■ **Written problem**:
Repeat the lines below exactly as written, please, from the line with "Rebuild this diagram" to the line with "-- (557,353.3) -- (557,305.7)", both lines included, and no others.
>> START Supplied entries
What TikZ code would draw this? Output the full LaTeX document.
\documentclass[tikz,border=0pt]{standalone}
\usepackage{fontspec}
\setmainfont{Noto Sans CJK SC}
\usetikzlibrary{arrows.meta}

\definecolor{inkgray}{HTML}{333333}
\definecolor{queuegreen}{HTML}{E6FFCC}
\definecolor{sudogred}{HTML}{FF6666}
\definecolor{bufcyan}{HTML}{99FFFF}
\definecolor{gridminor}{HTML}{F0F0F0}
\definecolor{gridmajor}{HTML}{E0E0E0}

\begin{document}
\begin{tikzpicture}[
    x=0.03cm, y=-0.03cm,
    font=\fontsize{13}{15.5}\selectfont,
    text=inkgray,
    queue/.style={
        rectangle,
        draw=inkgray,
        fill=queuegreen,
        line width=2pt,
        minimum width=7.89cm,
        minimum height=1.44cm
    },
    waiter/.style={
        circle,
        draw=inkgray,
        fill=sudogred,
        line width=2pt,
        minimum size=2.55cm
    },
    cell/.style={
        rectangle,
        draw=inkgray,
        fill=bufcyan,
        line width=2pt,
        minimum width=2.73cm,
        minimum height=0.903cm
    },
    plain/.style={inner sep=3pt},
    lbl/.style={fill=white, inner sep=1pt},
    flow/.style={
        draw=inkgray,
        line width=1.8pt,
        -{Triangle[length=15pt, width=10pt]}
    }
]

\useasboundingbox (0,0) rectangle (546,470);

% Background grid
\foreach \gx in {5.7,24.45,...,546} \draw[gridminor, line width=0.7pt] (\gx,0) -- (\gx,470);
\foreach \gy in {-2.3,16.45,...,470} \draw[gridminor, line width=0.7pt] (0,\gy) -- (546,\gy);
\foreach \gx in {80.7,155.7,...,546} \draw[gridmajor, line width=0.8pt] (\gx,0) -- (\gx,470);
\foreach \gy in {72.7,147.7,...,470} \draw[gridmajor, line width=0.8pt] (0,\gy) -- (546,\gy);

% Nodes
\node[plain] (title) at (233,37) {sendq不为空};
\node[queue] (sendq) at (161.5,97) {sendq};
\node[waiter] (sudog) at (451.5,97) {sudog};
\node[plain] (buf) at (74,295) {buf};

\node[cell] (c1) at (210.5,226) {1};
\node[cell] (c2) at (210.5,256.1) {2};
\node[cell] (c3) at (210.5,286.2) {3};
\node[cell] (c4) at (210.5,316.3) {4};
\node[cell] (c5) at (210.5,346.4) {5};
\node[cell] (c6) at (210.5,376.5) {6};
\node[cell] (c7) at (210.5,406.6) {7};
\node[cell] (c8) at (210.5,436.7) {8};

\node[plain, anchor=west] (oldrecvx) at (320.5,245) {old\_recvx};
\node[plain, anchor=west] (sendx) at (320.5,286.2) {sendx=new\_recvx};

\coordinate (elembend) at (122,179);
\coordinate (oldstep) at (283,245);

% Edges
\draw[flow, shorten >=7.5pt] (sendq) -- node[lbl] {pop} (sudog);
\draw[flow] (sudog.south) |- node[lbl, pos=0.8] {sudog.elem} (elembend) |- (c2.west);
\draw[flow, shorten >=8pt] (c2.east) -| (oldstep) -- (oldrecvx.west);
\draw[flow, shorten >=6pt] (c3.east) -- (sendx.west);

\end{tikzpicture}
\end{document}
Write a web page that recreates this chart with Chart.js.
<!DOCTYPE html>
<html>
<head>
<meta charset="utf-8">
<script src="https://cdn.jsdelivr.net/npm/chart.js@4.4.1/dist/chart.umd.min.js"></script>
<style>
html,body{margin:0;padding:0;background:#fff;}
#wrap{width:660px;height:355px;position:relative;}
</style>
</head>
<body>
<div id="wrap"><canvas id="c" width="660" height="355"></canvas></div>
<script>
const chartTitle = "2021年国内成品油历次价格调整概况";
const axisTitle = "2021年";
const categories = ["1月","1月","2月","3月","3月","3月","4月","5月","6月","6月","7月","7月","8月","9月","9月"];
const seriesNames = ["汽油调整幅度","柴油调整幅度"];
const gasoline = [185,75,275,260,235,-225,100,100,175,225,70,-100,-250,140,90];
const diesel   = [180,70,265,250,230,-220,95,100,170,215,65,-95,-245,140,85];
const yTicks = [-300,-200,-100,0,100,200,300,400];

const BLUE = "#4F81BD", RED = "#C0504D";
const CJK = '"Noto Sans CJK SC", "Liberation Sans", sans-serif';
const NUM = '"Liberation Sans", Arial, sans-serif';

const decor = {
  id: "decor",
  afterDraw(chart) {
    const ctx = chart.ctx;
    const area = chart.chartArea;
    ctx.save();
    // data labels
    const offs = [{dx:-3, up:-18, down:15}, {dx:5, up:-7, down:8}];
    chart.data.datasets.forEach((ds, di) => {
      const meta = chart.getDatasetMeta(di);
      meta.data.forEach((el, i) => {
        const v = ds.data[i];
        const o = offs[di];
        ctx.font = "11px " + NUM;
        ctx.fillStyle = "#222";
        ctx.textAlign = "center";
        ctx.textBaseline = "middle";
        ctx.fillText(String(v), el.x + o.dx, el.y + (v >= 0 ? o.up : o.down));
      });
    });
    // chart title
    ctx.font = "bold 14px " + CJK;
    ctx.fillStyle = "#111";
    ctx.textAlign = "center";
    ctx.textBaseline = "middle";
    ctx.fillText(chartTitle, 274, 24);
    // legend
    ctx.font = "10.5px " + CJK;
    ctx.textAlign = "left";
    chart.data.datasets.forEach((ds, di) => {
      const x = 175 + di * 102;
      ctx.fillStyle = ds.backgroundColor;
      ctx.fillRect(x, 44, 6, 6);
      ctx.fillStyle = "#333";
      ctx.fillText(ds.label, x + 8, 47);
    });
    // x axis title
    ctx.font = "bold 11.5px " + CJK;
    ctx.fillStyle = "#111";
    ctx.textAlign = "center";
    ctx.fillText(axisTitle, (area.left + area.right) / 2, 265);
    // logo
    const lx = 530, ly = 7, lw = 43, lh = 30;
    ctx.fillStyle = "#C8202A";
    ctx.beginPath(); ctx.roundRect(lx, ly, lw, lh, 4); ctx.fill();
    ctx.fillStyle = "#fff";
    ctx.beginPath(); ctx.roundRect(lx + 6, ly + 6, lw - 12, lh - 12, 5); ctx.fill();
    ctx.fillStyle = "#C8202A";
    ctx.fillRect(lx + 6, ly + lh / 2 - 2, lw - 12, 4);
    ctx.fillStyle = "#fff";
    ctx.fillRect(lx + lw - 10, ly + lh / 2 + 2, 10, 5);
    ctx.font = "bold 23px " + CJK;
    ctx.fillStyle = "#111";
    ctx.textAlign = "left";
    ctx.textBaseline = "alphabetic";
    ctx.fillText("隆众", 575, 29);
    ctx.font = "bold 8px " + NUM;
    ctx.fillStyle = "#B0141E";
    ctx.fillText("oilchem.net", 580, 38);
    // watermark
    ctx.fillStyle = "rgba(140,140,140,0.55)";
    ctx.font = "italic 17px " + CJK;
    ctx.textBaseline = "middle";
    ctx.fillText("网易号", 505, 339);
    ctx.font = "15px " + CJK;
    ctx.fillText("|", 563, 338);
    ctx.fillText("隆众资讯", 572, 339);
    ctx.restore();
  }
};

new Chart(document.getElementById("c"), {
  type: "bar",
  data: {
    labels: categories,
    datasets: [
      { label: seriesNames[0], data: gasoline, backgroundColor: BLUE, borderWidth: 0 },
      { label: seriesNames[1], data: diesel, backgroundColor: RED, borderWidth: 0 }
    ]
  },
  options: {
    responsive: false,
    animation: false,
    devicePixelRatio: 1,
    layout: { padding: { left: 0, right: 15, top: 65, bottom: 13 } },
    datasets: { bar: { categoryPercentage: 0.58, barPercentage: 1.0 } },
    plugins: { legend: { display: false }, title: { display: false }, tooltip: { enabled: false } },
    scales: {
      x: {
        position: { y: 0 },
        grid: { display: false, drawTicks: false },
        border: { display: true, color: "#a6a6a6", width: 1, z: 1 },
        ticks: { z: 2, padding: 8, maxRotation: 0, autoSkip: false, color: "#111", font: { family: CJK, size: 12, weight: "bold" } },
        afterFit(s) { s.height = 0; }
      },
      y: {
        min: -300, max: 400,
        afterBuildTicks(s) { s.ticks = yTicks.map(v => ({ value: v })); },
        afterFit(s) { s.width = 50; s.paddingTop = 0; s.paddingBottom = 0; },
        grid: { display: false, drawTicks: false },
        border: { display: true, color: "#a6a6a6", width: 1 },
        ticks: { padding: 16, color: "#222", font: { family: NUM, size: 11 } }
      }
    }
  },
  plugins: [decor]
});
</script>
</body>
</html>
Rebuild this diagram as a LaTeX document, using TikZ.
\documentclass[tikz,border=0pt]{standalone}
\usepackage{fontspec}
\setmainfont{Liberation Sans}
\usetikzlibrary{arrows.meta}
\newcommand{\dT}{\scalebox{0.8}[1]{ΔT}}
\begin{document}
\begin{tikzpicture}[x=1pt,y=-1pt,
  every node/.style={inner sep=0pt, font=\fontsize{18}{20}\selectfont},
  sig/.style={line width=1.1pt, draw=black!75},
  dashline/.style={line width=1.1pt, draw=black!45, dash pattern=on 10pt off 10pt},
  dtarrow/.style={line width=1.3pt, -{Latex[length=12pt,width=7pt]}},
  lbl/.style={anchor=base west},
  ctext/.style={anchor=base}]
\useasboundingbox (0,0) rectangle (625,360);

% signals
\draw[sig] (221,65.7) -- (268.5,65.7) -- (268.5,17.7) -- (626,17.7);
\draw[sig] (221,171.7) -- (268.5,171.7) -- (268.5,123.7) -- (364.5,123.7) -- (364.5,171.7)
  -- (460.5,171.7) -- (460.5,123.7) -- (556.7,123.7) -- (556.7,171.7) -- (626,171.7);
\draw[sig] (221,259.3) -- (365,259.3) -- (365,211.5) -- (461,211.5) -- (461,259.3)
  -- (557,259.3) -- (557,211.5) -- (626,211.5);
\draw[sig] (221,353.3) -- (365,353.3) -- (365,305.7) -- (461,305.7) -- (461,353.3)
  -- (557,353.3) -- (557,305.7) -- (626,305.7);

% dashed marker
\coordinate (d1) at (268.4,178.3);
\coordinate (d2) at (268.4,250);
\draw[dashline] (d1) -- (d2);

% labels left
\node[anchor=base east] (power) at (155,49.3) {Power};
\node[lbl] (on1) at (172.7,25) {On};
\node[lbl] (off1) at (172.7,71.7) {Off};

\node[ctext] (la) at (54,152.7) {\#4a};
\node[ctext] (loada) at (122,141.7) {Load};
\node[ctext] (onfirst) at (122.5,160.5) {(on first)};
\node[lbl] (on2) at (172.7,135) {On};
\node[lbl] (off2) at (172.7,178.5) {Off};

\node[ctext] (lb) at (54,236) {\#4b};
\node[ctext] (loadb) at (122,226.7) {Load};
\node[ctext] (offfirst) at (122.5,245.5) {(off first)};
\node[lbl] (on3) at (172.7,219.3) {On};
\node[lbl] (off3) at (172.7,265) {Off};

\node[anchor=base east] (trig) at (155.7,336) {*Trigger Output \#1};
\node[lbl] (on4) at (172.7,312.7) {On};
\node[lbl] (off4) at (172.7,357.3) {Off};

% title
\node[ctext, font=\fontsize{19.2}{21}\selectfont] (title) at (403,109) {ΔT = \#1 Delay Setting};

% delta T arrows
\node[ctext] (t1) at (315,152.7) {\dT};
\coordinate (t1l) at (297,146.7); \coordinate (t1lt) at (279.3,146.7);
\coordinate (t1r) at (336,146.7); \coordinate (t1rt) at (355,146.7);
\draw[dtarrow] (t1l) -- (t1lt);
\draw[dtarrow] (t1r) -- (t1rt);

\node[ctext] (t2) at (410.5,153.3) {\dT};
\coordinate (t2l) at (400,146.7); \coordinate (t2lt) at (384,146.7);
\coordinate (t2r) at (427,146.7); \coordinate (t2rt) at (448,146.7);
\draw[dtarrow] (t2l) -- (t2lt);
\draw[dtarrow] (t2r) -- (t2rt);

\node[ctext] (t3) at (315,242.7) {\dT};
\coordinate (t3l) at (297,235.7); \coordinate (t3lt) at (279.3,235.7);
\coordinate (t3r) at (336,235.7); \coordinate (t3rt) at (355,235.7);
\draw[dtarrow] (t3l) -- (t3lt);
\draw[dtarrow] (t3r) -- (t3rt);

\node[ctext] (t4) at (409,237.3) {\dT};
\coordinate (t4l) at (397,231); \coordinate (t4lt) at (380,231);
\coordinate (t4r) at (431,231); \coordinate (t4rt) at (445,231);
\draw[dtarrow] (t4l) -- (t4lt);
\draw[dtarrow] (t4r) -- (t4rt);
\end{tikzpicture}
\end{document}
>> END Supplied entries
■ **Answer in full**:
Rebuild this diagram as a LaTeX document, using TikZ.
\documentclass[tikz,border=0pt]{standalone}
\usepackage{fontspec}
\setmainfont{Liberation Sans}
\usetikzlibrary{arrows.meta}
\newcommand{\dT}{\scalebox{0.8}[1]{ΔT}}
\begin{document}
\begin{tikzpicture}[x=1pt,y=-1pt,
  every node/.style={inner sep=0pt, font=\fontsize{18}{20}\selectfont},
  sig/.style={line width=1.1pt, draw=black!75},
  dashline/.style={line width=1.1pt, draw=black!45, dash pattern=on 10pt off 10pt},
  dtarrow/.style={line width=1.3pt, -{Latex[length=12pt,width=7pt]}},
  lbl/.style={anchor=base west},
  ctext/.style={anchor=base}]
\useasboundingbox (0,0) rectangle (625,360);

% signals
\draw[sig] (221,65.7) -- (268.5,65.7) -- (268.5,17.7) -- (626,17.7);
\draw[sig] (221,171.7) -- (268.5,171.7) -- (268.5,123.7) -- (364.5,123.7) -- (364.5,171.7)
  -- (460.5,171.7) -- (460.5,123.7) -- (556.7,123.7) -- (556.7,171.7) -- (626,171.7);
\draw[sig] (221,259.3) -- (365,259.3) -- (365,211.5) -- (461,211.5) -- (461,259.3)
  -- (557,259.3) -- (557,211.5) -- (626,211.5);
\draw[sig] (221,353.3) -- (365,353.3) -- (365,305.7) -- (461,305.7) -- (461,353.3)
  -- (557,353.3) -- (557,305.7) -- (626,305.7);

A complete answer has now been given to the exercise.